▲ | atombender 3 days ago | |||||||
At that scale, Jetstream should work well. In my experience, Jetstream's main performance weakness is the per-stream/consumer overhead: Too many and NATS ends up running too hot due to all the state updates and Raft traffic. (Each stream is a Raft group, but so is each consumer.) If its tens of TB in a stream, then I've not personally stored that much data in a stream, but I don't see why it wouldn't handle it. Note that Jetstream has a maximum message size of 1MB (this is because Jetstream uses NATS for its client/server protocol, which has that limit), which was a real problem for one use case I had. Redpanda has essentially no upper limit. Note that number of NATS servers isn't the same as the replication factor. You can have 3 servers and a replication factor of 2 if you want, which allows more flexibility. Both consumers and streams have their own replication factors. The other option I have considered in the past is EMQX, which is a clustered MQTT system written in Erlang. It looks nice, but I've never used it in production, and it's one of those projects that nobody seems to be talking about, at least not in my part of the industry. | ||||||||
▲ | pdimitar 3 days ago | parent [-] | |||||||
Well I work mainly with Elixir in the last 10-ish years (with a lot of Rust and some Golang here and there) so EMQX would likely be right up my alley. Do you have any other recommendations? The time is right for us and I'll soon start evaluating. I only have NATS Jestream and MQTT on my radar so far. Kafka I already used and rejected for the reasons above ("entire batch or nothing / later").

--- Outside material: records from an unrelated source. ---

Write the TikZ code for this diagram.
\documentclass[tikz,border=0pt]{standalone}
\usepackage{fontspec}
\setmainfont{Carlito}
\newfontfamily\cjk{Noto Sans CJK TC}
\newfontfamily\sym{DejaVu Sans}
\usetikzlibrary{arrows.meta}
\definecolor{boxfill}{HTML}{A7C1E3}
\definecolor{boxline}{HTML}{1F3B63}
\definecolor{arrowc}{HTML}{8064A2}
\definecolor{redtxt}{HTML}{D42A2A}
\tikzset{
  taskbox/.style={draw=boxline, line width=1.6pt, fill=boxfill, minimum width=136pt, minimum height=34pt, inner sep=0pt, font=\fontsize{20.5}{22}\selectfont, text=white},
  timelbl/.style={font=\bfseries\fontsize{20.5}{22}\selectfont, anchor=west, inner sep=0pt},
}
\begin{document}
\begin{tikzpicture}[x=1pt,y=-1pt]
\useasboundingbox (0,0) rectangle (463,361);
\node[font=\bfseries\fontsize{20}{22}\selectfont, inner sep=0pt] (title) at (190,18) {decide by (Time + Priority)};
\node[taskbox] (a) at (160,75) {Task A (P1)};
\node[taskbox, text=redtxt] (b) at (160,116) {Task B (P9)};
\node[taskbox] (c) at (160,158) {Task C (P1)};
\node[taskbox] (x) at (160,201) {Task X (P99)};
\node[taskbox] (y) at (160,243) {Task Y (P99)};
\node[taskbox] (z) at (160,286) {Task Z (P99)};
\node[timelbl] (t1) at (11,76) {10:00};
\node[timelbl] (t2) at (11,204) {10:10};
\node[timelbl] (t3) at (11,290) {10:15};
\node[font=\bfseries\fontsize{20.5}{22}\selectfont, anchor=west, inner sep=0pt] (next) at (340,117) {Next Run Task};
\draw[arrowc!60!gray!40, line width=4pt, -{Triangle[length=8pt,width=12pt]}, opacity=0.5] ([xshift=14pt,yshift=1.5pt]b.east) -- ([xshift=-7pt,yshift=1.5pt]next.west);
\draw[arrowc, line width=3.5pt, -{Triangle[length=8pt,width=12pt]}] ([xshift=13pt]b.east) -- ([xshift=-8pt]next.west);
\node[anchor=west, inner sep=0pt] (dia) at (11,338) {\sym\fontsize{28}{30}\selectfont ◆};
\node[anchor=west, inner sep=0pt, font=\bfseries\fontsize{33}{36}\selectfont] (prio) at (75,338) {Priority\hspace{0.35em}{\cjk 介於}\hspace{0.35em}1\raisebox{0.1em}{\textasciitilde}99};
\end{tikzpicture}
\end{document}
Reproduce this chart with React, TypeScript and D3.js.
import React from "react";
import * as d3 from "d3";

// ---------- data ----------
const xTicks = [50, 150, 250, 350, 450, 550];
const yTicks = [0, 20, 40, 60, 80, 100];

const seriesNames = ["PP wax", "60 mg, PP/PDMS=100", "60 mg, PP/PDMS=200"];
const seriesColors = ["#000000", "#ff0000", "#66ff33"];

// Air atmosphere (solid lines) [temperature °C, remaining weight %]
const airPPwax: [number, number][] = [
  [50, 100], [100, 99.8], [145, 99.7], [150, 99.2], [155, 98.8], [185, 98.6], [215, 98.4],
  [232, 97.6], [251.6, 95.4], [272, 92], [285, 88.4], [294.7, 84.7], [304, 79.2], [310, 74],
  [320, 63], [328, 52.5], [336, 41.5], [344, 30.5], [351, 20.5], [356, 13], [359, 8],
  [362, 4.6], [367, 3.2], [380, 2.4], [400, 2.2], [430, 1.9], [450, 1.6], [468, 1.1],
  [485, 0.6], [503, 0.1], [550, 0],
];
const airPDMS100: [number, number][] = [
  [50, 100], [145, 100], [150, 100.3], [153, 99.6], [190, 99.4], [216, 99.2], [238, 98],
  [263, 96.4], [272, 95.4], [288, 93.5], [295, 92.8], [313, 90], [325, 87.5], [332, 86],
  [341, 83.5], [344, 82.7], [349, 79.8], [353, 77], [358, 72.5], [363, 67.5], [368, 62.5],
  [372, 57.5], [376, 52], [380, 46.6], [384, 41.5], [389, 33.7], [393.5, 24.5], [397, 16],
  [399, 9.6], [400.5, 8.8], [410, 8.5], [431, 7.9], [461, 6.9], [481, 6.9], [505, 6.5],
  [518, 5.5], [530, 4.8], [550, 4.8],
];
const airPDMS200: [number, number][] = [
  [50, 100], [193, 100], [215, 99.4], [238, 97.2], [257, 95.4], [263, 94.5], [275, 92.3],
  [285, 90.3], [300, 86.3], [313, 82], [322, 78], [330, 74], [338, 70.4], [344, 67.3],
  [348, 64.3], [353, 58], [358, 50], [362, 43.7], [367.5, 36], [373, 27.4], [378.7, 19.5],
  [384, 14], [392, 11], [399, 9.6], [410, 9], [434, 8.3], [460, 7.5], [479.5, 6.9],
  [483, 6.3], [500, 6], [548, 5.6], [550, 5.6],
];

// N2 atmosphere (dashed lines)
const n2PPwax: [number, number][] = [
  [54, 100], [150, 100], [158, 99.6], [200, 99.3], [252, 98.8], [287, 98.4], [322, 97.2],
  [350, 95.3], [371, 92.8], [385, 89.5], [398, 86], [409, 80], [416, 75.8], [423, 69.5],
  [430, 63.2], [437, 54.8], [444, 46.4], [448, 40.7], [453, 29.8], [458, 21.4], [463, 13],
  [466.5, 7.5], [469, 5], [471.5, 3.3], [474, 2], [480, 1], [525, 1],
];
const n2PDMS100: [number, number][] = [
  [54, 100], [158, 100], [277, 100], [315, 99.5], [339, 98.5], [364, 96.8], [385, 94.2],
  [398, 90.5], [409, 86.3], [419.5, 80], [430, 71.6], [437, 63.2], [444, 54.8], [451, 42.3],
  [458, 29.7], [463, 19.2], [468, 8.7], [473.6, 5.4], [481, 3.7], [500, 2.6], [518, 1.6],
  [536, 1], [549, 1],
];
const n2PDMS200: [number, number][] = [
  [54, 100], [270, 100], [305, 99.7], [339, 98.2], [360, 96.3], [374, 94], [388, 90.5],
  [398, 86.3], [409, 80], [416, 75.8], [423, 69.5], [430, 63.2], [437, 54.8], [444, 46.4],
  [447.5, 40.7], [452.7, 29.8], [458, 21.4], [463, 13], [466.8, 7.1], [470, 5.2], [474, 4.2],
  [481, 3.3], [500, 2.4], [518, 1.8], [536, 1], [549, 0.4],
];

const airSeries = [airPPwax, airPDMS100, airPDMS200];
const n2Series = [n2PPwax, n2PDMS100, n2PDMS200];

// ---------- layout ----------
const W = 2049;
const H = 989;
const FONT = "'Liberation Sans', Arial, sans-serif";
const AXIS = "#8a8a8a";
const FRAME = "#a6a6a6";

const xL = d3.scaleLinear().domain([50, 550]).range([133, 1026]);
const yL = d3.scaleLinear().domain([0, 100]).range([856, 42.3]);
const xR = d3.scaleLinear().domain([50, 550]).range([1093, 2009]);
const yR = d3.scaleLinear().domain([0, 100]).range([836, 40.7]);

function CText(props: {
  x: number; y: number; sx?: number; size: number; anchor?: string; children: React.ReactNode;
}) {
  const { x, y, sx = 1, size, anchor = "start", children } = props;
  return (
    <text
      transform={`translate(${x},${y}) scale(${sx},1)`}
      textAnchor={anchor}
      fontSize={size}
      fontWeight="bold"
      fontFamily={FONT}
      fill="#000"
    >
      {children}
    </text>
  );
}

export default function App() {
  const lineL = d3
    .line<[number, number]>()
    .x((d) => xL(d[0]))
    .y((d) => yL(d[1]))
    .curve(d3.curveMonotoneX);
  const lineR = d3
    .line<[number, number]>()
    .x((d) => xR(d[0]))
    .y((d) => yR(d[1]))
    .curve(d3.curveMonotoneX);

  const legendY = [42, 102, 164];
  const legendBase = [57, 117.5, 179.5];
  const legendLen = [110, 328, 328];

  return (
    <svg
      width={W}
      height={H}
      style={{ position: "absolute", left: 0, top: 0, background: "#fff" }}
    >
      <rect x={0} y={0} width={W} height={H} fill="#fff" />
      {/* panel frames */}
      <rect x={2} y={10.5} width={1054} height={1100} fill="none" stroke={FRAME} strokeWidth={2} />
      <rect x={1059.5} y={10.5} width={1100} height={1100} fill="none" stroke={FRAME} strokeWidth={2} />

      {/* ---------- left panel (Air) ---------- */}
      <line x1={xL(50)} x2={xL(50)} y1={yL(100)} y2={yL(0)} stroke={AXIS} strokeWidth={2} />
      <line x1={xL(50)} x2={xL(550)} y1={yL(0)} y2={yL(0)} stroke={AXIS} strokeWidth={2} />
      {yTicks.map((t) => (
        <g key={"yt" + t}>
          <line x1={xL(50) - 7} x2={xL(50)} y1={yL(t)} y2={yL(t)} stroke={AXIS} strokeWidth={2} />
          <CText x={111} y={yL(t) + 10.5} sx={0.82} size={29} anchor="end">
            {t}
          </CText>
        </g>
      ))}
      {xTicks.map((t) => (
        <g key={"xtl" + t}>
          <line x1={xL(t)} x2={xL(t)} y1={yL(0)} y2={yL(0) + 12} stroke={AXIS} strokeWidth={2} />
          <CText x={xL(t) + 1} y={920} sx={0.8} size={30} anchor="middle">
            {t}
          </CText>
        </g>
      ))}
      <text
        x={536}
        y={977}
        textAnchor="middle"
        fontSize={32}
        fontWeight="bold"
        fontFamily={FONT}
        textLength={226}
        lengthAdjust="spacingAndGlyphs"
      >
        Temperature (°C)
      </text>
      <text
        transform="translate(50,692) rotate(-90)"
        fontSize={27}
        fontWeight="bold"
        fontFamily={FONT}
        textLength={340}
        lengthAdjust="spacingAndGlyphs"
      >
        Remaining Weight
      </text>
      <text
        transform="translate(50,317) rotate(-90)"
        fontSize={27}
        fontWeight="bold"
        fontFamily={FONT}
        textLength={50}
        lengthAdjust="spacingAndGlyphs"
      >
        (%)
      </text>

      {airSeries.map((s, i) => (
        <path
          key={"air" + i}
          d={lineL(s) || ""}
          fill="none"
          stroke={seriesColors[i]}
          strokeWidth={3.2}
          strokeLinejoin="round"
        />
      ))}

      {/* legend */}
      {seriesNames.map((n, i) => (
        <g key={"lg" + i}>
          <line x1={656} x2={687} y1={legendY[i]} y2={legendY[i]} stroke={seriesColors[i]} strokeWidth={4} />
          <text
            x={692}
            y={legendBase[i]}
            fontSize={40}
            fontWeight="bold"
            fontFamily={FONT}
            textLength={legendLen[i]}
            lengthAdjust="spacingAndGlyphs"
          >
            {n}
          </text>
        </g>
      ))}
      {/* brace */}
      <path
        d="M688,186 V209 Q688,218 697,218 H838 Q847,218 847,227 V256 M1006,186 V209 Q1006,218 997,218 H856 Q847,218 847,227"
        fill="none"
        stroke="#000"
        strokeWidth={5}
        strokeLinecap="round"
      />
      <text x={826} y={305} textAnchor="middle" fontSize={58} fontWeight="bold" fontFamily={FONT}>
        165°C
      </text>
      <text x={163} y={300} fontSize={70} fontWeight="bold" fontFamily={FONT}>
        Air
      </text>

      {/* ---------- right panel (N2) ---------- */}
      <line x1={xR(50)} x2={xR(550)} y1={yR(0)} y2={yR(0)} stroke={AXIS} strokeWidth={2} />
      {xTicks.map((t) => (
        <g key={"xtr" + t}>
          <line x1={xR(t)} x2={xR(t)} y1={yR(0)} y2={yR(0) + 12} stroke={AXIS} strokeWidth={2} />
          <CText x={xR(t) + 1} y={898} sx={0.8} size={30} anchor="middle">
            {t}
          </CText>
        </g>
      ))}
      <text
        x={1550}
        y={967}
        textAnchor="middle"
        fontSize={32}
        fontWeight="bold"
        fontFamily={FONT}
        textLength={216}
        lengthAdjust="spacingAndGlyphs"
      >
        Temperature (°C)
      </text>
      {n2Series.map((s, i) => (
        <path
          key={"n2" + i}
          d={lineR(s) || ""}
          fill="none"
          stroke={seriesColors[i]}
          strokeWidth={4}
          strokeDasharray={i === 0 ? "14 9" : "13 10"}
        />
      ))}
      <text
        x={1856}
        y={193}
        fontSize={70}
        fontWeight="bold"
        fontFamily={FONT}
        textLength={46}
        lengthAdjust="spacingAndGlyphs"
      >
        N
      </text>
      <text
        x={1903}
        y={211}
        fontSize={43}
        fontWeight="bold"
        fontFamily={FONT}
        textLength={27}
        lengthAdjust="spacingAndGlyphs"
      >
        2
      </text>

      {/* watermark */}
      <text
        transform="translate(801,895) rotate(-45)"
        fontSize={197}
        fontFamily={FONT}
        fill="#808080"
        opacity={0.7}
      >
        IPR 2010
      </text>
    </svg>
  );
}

As for data, I meant tens of terabytes of traffic on busy days, sorry. Most of the time it's a few hundred gigs. (Our area is prone to spikes and the business hours matter a lot.) And again, that's total traffic. I don't think we'd have more than 10-30GB stored in our queue system, ever. Our background workers aggressively work through the backlog and chew data into manageable (and much smaller chunks) 24/7. And as one of the seniors I am extremely vigilant of payload sizes. I had to settle on JSON for now but I push back, hard, on any and all extra data; anything and everything that can be loaded from DB or even caches is delegated as such with various IDs -- this also helps us with e.g. background jobs that are no longer relevant as certain entity's state moved too far forward due to user interaction and the enriching job no longer needs to run; when you have only references in your message payload, this enables and even forces the background job to load data exactly at the time of its run and not assume a potentially outdated state. Anyhow, I got chatty. :) Thank you. If you have other recommendations, I am willing to sacrifice a little weekend time to give them a cursory research. Again, utmost priority is 100% durability (as much as that is even possible of course) and mega ultra speed is not of the essence. We'll never have even 100 consumers per stream; I haven't ever seen more than 30 in our OTel tool dashboard. EDIT: I should also say that our app does not have huge internal traffic; it's a lot (Python wrappers around AI / OCR / others is one group of examples) but not huge. As such, our priorities for a message queue are just "be super reliable and be able to handle an okay beating and never lose stuff" really. It's not like in e.g. finance where you might have dozens of Kafka clusters and workers that hand off data from one Kafka queue to another with a ton of processing in the meantime. We are very far from that. | ||||||||
|